* Supplied material:

· · · ·

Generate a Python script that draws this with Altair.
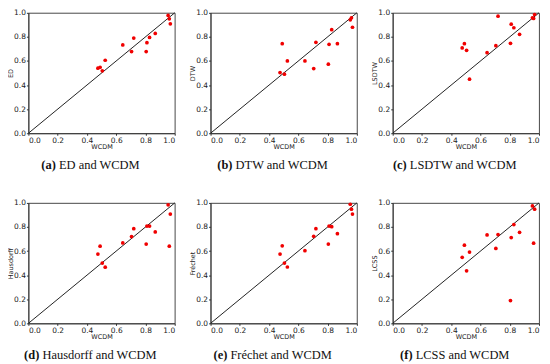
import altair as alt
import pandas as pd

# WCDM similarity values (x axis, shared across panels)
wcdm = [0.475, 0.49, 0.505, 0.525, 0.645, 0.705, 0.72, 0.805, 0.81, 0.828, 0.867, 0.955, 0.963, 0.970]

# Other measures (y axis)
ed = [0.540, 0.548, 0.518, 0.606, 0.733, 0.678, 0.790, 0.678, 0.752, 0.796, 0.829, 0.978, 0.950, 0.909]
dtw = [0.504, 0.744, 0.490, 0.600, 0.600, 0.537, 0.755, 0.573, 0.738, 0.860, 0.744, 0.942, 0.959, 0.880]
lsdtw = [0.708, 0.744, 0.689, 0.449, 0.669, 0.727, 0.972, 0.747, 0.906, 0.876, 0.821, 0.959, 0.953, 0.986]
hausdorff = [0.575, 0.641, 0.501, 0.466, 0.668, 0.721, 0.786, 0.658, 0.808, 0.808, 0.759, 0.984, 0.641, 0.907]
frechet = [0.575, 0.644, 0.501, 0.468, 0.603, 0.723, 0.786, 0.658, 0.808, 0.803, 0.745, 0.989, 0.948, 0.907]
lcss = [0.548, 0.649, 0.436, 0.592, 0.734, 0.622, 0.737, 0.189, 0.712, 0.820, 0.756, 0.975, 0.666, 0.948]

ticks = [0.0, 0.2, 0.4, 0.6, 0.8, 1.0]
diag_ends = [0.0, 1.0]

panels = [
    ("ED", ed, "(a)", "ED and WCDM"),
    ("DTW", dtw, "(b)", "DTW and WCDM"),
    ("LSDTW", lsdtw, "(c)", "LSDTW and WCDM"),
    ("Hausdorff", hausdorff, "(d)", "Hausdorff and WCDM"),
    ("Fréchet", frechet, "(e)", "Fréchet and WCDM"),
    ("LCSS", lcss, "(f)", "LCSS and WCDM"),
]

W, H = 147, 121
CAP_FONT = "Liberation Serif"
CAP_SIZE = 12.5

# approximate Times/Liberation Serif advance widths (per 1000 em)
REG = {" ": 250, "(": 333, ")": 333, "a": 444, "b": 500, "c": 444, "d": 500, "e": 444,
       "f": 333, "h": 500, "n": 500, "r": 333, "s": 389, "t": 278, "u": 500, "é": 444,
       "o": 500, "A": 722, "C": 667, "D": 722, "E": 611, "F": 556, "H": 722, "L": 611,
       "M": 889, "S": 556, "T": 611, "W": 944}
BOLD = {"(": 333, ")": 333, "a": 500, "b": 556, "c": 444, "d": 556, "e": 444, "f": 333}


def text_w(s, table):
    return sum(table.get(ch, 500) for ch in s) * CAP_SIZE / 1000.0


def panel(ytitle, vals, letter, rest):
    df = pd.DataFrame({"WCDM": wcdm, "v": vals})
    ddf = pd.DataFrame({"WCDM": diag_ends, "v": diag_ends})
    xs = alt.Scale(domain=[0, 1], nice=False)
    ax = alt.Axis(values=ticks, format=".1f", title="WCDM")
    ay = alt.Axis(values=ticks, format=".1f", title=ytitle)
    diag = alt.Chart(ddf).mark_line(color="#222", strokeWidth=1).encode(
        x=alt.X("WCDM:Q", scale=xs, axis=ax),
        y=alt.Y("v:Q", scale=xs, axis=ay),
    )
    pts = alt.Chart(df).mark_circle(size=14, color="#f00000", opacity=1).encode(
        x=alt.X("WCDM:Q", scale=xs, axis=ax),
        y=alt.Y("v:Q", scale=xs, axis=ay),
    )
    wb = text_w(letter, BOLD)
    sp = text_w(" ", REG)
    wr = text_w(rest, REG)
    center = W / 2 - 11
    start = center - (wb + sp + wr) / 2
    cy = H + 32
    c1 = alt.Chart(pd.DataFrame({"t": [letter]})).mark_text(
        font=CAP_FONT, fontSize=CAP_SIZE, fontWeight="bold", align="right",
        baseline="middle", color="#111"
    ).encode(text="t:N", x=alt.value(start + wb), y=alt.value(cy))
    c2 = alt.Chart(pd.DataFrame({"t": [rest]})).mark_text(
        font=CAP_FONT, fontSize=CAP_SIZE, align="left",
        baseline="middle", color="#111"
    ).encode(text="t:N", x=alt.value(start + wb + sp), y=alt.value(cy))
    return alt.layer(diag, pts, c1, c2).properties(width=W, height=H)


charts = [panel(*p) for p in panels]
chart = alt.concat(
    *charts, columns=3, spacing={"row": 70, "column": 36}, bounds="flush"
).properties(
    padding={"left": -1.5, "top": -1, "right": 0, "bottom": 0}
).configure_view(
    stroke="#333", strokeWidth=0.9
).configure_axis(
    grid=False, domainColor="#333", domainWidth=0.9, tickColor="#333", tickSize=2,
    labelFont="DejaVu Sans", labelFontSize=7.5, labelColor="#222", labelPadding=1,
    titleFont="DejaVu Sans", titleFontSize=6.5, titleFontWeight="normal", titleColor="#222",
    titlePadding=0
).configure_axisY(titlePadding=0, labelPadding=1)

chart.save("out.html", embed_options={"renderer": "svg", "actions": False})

· · · ·

* Work to do:
Repeat the listing above from its first line through the line that contains "diag_ends = [0.0, 1.0]", both included, and nothing more. Drop the pictures.

* The completed task:
Generate a Python script that draws this with Altair.
import altair as alt
import pandas as pd

# WCDM similarity values (x axis, shared across panels)
wcdm = [0.475, 0.49, 0.505, 0.525, 0.645, 0.705, 0.72, 0.805, 0.81, 0.828, 0.867, 0.955, 0.963, 0.970]

# Other measures (y axis)
ed = [0.540, 0.548, 0.518, 0.606, 0.733, 0.678, 0.790, 0.678, 0.752, 0.796, 0.829, 0.978, 0.950, 0.909]
dtw = [0.504, 0.744, 0.490, 0.600, 0.600, 0.537, 0.755, 0.573, 0.738, 0.860, 0.744, 0.942, 0.959, 0.880]
lsdtw = [0.708, 0.744, 0.689, 0.449, 0.669, 0.727, 0.972, 0.747, 0.906, 0.876, 0.821, 0.959, 0.953, 0.986]
hausdorff = [0.575, 0.641, 0.501, 0.466, 0.668, 0.721, 0.786, 0.658, 0.808, 0.808, 0.759, 0.984, 0.641, 0.907]
frechet = [0.575, 0.644, 0.501, 0.468, 0.603, 0.723, 0.786, 0.658, 0.808, 0.803, 0.745, 0.989, 0.948, 0.907]
lcss = [0.548, 0.649, 0.436, 0.592, 0.734, 0.622, 0.737, 0.189, 0.712, 0.820, 0.756, 0.975, 0.666, 0.948]

ticks = [0.0, 0.2, 0.4, 0.6, 0.8, 1.0]
diag_ends = [0.0, 1.0]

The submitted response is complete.